-------- DATA EXTRACT --------
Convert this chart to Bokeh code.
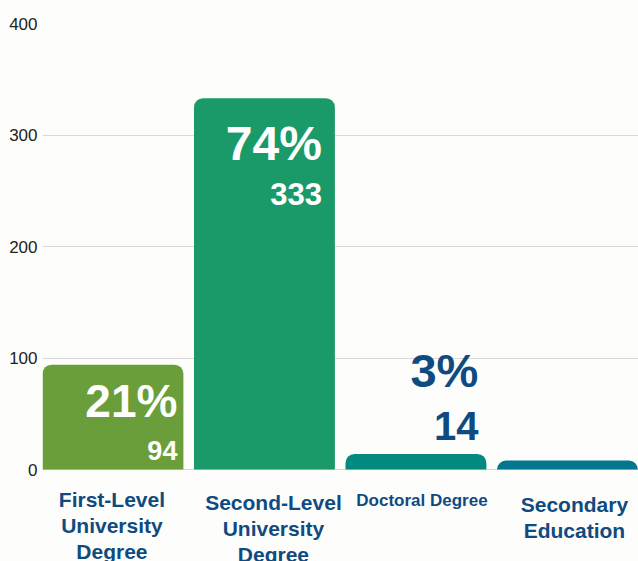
from bokeh.plotting import figure
from bokeh.models import Range1d, FixedTicker
from bokeh.core.properties import value
from bokeh.embed import file_html
from bokeh.resources import INLINE

# ---- data ----
categories = ["First-Level University Degree", "Second-Level University Degree",
              "Doctoral Degree", "Secondary Education"]
cat_lines = [["First-Level", "University", "Degree"],
             ["Second-Level", "University", "Degree"],
             ["Doctoral Degree"],
             ["Secondary", "Education"]]
counts = [94, 333, 14, 8]
pct_labels = ["21%", "74%", "3%", ""]
count_labels = ["94", "333", "14", ""]
y_ticks = [0, 100, 200, 300, 400]

# ---- styles / layout ----
bar_colors = ["#6a9e3b", "#1b9a69", "#028a80", "#03778f"]
label_blue = "#0f4b80"
bg = "#fdfdfc"
FONT = value("Liberation Sans")

pct_color = ["white", "white", label_blue, label_blue]
pct_size = ["46px", "48px", "47px", "46px"]
cnt_size = ["27px", "31px", "40px", "27px"]
pct_dy = [36, 45, -83, -83]     # baseline offset from bar top (px, down positive)
cnt_dy = [86, 96, -28, -28]
txt_dx = [-6, -13, -8, -8]      # offset from bar right edge
cat_dy = [30, 33, 31, 35]
cat_dx = [-1, 9, 6, 7]
cat_size = ["21px", "21px", "17px", "21px"]

x = [i + 0.5 for i in range(len(categories))]
bw = 0.93

p = figure(width=638, height=561, output_backend="svg", toolbar_location=None,
           x_range=Range1d(0.035, 0.035 + 596 / 151.5),
           y_range=Range1d(-82.5, 400),
           min_border_left=42, min_border_right=0, min_border_top=23, min_border_bottom=0)
p.background_fill_color = bg
p.border_fill_color = bg
p.outline_line_color = None

p.vbar(x=x, top=counts, width=bw, bottom=0, fill_color=bar_colors, line_color=None,
       border_radius=(9, 9, 0, 0))

for i in range(len(categories)):
    if pct_labels[i]:
        p.text(x=[x[i] + bw / 2], y=[counts[i]], text=[pct_labels[i]],
               x_offset=txt_dx[i], y_offset=pct_dy[i],
               text_align="right", text_baseline="alphabetic",
               text_font=FONT, text_font_style="bold",
               text_font_size=pct_size[i], text_color=pct_color[i])
        p.text(x=[x[i] + bw / 2], y=[counts[i]], text=[count_labels[i]],
               x_offset=txt_dx[i], y_offset=cnt_dy[i],
               text_align="right", text_baseline="alphabetic",
               text_font=FONT, text_font_style="bold",
               text_font_size=cnt_size[i], text_color=pct_color[i])
    for j, line in enumerate(cat_lines[i]):
        p.text(x=[x[i]], y=[0], text=[line],
               x_offset=cat_dx[i], y_offset=cat_dy[i] + j * 26,
               text_align="center", text_baseline="middle",
               text_font=FONT, text_font_style="bold",
               text_font_size=cat_size[i], text_color=label_blue)

p.xaxis.visible = False
p.xgrid.visible = False
p.ygrid.ticker = FixedTicker(ticks=y_ticks)
p.ygrid.grid_line_color = "#d8d8d8"
p.ygrid.grid_line_width = 1

ax = p.yaxis[0]
ax.ticker = FixedTicker(ticks=y_ticks)
ax.axis_line_color = None
ax.major_tick_line_color = None
ax.minor_tick_line_color = None
ax.major_tick_in = 0
ax.major_tick_out = 0
ax.major_label_standoff = 5
ax.major_label_text_font = "Liberation Sans"
ax.major_label_text_font_size = "17px"
ax.major_label_text_color = "#222222"

open("out.html", "w").write(file_html(p, INLINE))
--------
• **WHAT NEEDS TO BE DONE**
Repeat the listing in full and exactly. Leave any pictures out.

• **RESULT**
Convert this chart to Bokeh code.
from bokeh.plotting import figure
from bokeh.models import Range1d, FixedTicker
from bokeh.core.properties import value
from bokeh.embed import file_html
from bokeh.resources import INLINE

# ---- data ----
categories = ["First-Level University Degree", "Second-Level University Degree",
              "Doctoral Degree", "Secondary Education"]
cat_lines = [["First-Level", "University", "Degree"],
             ["Second-Level", "University", "Degree"],
             ["Doctoral Degree"],
             ["Secondary", "Education"]]
counts = [94, 333, 14, 8]
pct_labels = ["21%", "74%", "3%", ""]
count_labels = ["94", "333", "14", ""]
y_ticks = [0, 100, 200, 300, 400]

# ---- styles / layout ----
bar_colors = ["#6a9e3b", "#1b9a69", "#028a80", "#03778f"]
label_blue = "#0f4b80"
bg = "#fdfdfc"
FONT = value("Liberation Sans")

pct_color = ["white", "white", label_blue, label_blue]
pct_size = ["46px", "48px", "47px", "46px"]
cnt_size = ["27px", "31px", "40px", "27px"]
pct_dy = [36, 45, -83, -83]     # baseline offset from bar top (px, down positive)
cnt_dy = [86, 96, -28, -28]
txt_dx = [-6, -13, -8, -8]      # offset from bar right edge
cat_dy = [30, 33, 31, 35]
cat_dx = [-1, 9, 6, 7]
cat_size = ["21px", "21px", "17px", "21px"]

x = [i + 0.5 for i in range(len(categories))]
bw = 0.93

p = figure(width=638, height=561, output_backend="svg", toolbar_location=None,
           x_range=Range1d(0.035, 0.035 + 596 / 151.5),
           y_range=Range1d(-82.5, 400),
           min_border_left=42, min_border_right=0, min_border_top=23, min_border_bottom=0)
p.background_fill_color = bg
p.border_fill_color = bg
p.outline_line_color = None

p.vbar(x=x, top=counts, width=bw, bottom=0, fill_color=bar_colors, line_color=None,
       border_radius=(9, 9, 0, 0))

for i in range(len(categories)):
    if pct_labels[i]:
        p.text(x=[x[i] + bw / 2], y=[counts[i]], text=[pct_labels[i]],
               x_offset=txt_dx[i], y_offset=pct_dy[i],
               text_align="right", text_baseline="alphabetic",
               text_font=FONT, text_font_style="bold",
               text_font_size=pct_size[i], text_color=pct_color[i])
        p.text(x=[x[i] + bw / 2], y=[counts[i]], text=[count_labels[i]],
               x_offset=txt_dx[i], y_offset=cnt_dy[i],
               text_align="right", text_baseline="alphabetic",
               text_font=FONT, text_font_style="bold",
               text_font_size=cnt_size[i], text_color=pct_color[i])
    for j, line in enumerate(cat_lines[i]):
        p.text(x=[x[i]], y=[0], text=[line],
               x_offset=cat_dx[i], y_offset=cat_dy[i] + j * 26,
               text_align="center", text_baseline="middle",
               text_font=FONT, text_font_style="bold",
               text_font_size=cat_size[i], text_color=label_blue)

p.xaxis.visible = False
p.xgrid.visible = False
p.ygrid.ticker = FixedTicker(ticks=y_ticks)
p.ygrid.grid_line_color = "#d8d8d8"
p.ygrid.grid_line_width = 1

ax = p.yaxis[0]
ax.ticker = FixedTicker(ticks=y_ticks)
ax.axis_line_color = None
ax.major_tick_line_color = None
ax.minor_tick_line_color = None
ax.major_tick_in = 0
ax.major_tick_out = 0
ax.major_label_standoff = 5
ax.major_label_text_font = "Liberation Sans"
ax.major_label_text_font_size = "17px"
ax.major_label_text_color = "#222222"

open("out.html", "w").write(file_html(p, INLINE))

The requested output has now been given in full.